**Exercise objective**
Drop every picture, then transcribe the remaining data exactly.

== Information supplied ==

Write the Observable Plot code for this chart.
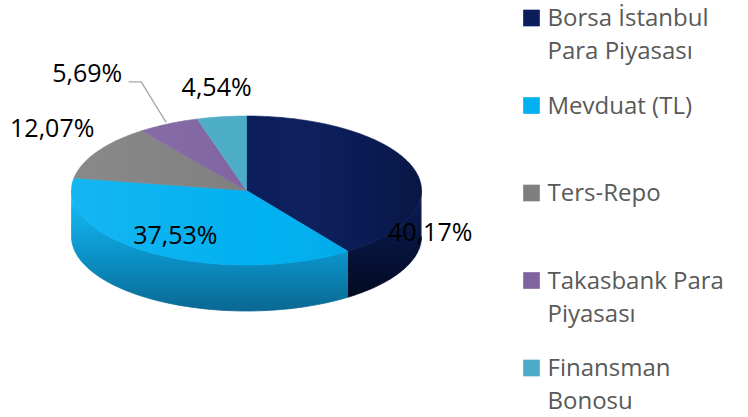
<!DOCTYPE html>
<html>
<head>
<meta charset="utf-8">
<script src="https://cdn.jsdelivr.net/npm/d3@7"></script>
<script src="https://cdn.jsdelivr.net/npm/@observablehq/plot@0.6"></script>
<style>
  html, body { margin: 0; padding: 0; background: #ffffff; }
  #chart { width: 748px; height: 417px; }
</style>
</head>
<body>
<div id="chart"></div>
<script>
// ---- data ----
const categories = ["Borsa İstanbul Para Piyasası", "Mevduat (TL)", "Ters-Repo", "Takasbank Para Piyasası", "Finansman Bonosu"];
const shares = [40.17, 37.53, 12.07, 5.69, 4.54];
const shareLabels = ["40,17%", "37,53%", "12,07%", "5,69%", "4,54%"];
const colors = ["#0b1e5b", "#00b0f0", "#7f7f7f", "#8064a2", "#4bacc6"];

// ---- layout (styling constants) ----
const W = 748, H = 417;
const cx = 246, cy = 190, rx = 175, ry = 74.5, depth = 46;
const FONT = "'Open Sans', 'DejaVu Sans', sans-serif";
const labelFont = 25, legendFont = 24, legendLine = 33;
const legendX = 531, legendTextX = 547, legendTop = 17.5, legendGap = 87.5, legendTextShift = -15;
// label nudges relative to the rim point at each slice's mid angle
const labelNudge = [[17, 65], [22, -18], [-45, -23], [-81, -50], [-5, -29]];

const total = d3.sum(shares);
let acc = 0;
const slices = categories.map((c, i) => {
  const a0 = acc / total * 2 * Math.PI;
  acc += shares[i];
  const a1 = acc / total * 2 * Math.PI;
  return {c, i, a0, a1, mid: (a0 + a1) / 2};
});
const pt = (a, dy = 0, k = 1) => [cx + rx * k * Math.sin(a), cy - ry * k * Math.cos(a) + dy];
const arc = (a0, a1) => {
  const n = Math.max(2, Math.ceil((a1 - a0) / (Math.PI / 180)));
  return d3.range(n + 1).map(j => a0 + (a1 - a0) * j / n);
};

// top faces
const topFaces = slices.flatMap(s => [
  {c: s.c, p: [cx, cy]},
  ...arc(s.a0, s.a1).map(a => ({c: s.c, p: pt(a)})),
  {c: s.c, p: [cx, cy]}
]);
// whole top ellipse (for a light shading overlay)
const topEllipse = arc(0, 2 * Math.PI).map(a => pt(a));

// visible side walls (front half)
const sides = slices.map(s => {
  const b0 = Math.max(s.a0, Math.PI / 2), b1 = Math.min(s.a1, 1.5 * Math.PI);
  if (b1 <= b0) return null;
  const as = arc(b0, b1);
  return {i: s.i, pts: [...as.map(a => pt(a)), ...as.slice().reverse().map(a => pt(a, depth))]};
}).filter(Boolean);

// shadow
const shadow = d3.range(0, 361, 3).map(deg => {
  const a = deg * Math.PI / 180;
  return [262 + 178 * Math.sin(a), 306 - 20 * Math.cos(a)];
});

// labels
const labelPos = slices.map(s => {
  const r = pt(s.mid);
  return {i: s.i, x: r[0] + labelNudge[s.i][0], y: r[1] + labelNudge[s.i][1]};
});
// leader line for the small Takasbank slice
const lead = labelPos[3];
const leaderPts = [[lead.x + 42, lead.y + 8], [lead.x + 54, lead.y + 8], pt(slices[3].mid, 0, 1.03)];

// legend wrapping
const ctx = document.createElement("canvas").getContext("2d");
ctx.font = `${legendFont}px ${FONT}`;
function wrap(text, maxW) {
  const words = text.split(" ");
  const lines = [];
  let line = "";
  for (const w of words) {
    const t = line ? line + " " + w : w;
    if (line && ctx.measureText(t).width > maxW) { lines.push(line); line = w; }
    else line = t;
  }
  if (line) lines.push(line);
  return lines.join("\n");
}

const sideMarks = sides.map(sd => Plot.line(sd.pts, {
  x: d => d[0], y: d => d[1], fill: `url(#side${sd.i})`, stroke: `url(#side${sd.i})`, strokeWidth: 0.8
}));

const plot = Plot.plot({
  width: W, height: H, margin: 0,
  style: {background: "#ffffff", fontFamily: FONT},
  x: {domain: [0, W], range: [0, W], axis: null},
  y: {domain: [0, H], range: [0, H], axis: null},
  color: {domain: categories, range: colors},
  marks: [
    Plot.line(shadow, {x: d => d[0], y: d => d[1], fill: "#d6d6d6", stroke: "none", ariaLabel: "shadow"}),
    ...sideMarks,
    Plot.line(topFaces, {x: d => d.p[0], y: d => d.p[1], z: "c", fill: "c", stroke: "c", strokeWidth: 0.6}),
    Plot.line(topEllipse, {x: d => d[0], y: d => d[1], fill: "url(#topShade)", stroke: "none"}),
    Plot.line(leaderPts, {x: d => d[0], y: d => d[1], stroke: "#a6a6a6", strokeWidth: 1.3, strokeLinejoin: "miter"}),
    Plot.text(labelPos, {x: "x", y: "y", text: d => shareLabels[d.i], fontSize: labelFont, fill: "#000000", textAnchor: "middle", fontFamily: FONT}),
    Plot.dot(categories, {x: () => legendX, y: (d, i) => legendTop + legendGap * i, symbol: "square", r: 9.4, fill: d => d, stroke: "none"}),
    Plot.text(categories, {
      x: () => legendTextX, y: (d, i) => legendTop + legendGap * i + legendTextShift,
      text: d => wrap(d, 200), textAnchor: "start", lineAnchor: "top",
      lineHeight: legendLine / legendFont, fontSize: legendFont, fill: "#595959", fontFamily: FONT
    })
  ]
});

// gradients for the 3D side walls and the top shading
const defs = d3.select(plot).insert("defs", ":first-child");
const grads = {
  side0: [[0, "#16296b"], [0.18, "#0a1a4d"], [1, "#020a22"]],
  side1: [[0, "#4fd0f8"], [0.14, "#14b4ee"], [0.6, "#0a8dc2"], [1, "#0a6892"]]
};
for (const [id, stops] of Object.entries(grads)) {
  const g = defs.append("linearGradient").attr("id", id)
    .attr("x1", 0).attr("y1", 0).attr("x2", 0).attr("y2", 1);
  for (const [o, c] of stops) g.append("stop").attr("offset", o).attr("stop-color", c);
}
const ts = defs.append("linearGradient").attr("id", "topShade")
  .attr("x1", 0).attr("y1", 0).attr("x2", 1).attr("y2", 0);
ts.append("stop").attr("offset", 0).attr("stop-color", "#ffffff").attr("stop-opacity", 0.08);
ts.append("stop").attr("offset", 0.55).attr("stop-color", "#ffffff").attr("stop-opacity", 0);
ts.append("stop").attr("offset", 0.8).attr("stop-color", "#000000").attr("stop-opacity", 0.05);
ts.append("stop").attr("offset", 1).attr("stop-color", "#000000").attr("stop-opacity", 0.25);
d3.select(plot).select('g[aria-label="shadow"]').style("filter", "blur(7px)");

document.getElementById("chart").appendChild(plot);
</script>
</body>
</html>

===

**Task solution**
Write the Observable Plot code for this chart.
<!DOCTYPE html>
<html>
<head>
<meta charset="utf-8">
<script src="https://cdn.jsdelivr.net/npm/d3@7"></script>
<script src="https://cdn.jsdelivr.net/npm/@observablehq/plot@0.6"></script>
<style>
  html, body { margin: 0; padding: 0; background: #ffffff; }
  #chart { width: 748px; height: 417px; }
</style>
</head>
<body>
<div id="chart"></div>
<script>
// ---- data ----
const categories = ["Borsa İstanbul Para Piyasası", "Mevduat (TL)", "Ters-Repo", "Takasbank Para Piyasası", "Finansman Bonosu"];
const shares = [40.17, 37.53, 12.07, 5.69, 4.54];
const shareLabels = ["40,17%", "37,53%", "12,07%", "5,69%", "4,54%"];
const colors = ["#0b1e5b", "#00b0f0", "#7f7f7f", "#8064a2", "#4bacc6"];

// ---- layout (styling constants) ----
const W = 748, H = 417;
const cx = 246, cy = 190, rx = 175, ry = 74.5, depth = 46;
const FONT = "'Open Sans', 'DejaVu Sans', sans-serif";
const labelFont = 25, legendFont = 24, legendLine = 33;
const legendX = 531, legendTextX = 547, legendTop = 17.5, legendGap = 87.5, legendTextShift = -15;
// label nudges relative to the rim point at each slice's mid angle
const labelNudge = [[17, 65], [22, -18], [-45, -23], [-81, -50], [-5, -29]];

const total = d3.sum(shares);
let acc = 0;
const slices = categories.map((c, i) => {
  const a0 = acc / total * 2 * Math.PI;
  acc += shares[i];
  const a1 = acc / total * 2 * Math.PI;
  return {c, i, a0, a1, mid: (a0 + a1) / 2};
});
const pt = (a, dy = 0, k = 1) => [cx + rx * k * Math.sin(a), cy - ry * k * Math.cos(a) + dy];
const arc = (a0, a1) => {
  const n = Math.max(2, Math.ceil((a1 - a0) / (Math.PI / 180)));
  return d3.range(n + 1).map(j => a0 + (a1 - a0) * j / n);
};

// top faces
const topFaces = slices.flatMap(s => [
  {c: s.c, p: [cx, cy]},
  ...arc(s.a0, s.a1).map(a => ({c: s.c, p: pt(a)})),
  {c: s.c, p: [cx, cy]}
]);
// whole top ellipse (for a light shading overlay)
const topEllipse = arc(0, 2 * Math.PI).map(a => pt(a));

// visible side walls (front half)
const sides = slices.map(s => {
  const b0 = Math.max(s.a0, Math.PI / 2), b1 = Math.min(s.a1, 1.5 * Math.PI);
  if (b1 <= b0) return null;
  const as = arc(b0, b1);
  return {i: s.i, pts: [...as.map(a => pt(a)), ...as.slice().reverse().map(a => pt(a, depth))]};
}).filter(Boolean);

// shadow
const shadow = d3.range(0, 361, 3).map(deg => {
  const a = deg * Math.PI / 180;
  return [262 + 178 * Math.sin(a), 306 - 20 * Math.cos(a)];
});

// labels
const labelPos = slices.map(s => {
  const r = pt(s.mid);
  return {i: s.i, x: r[0] + labelNudge[s.i][0], y: r[1] + labelNudge[s.i][1]};
});
// leader line for the small Takasbank slice
const lead = labelPos[3];
const leaderPts = [[lead.x + 42, lead.y + 8], [lead.x + 54, lead.y + 8], pt(slices[3].mid, 0, 1.03)];

// legend wrapping
const ctx = document.createElement("canvas").getContext("2d");
ctx.font = `${legendFont}px ${FONT}`;
function wrap(text, maxW) {
  const words = text.split(" ");
  const lines = [];
  let line = "";
  for (const w of words) {
    const t = line ? line + " " + w : w;
    if (line && ctx.measureText(t).width > maxW) { lines.push(line); line = w; }
    else line = t;
  }
  if (line) lines.push(line);
  return lines.join("\n");
}

const sideMarks = sides.map(sd => Plot.line(sd.pts, {
  x: d => d[0], y: d => d[1], fill: `url(#side${sd.i})`, stroke: `url(#side${sd.i})`, strokeWidth: 0.8
}));

const plot = Plot.plot({
  width: W, height: H, margin: 0,
  style: {background: "#ffffff", fontFamily: FONT},
  x: {domain: [0, W], range: [0, W], axis: null},
  y: {domain: [0, H], range: [0, H], axis: null},
  color: {domain: categories, range: colors},
  marks: [
    Plot.line(shadow, {x: d => d[0], y: d => d[1], fill: "#d6d6d6", stroke: "none", ariaLabel: "shadow"}),
    ...sideMarks,
    Plot.line(topFaces, {x: d => d.p[0], y: d => d.p[1], z: "c", fill: "c", stroke: "c", strokeWidth: 0.6}),
    Plot.line(topEllipse, {x: d => d[0], y: d => d[1], fill: "url(#topShade)", stroke: "none"}),
    Plot.line(leaderPts, {x: d => d[0], y: d => d[1], stroke: "#a6a6a6", strokeWidth: 1.3, strokeLinejoin: "miter"}),
    Plot.text(labelPos, {x: "x", y: "y", text: d => shareLabels[d.i], fontSize: labelFont, fill: "#000000", textAnchor: "middle", fontFamily: FONT}),
    Plot.dot(categories, {x: () => legendX, y: (d, i) => legendTop + legendGap * i, symbol: "square", r: 9.4, fill: d => d, stroke: "none"}),
    Plot.text(categories, {
      x: () => legendTextX, y: (d, i) => legendTop + legendGap * i + legendTextShift,
      text: d => wrap(d, 200), textAnchor: "start", lineAnchor: "top",
      lineHeight: legendLine / legendFont, fontSize: legendFont, fill: "#595959", fontFamily: FONT
    })
  ]
});

// gradients for the 3D side walls and the top shading
const defs = d3.select(plot).insert("defs", ":first-child");
const grads = {
  side0: [[0, "#16296b"], [0.18, "#0a1a4d"], [1, "#020a22"]],
  side1: [[0, "#4fd0f8"], [0.14, "#14b4ee"], [0.6, "#0a8dc2"], [1, "#0a6892"]]
};
for (const [id, stops] of Object.entries(grads)) {
  const g = defs.append("linearGradient").attr("id", id)
    .attr("x1", 0).attr("y1", 0).attr("x2", 0).attr("y2", 1);
  for (const [o, c] of stops) g.append("stop").attr("offset", o).attr("stop-color", c);
}
const ts = defs.append("linearGradient").attr("id", "topShade")
  .attr("x1", 0).attr("y1", 0).attr("x2", 1).attr("y2", 0);
ts.append("stop").attr("offset", 0).attr("stop-color", "#ffffff").attr("stop-opacity", 0.08);
ts.append("stop").attr("offset", 0.55).attr("stop-color", "#ffffff").attr("stop-opacity", 0);
ts.append("stop").attr("offset", 0.8).attr("stop-color", "#000000").attr("stop-opacity", 0.05);
ts.append("stop").attr("offset", 1).attr("stop-color", "#000000").attr("stop-opacity", 0.25);
d3.select(plot).select('g[aria-label="shadow"]').style("filter", "blur(7px)");

document.getElementById("chart").appendChild(plot);
</script>
</body>
</html>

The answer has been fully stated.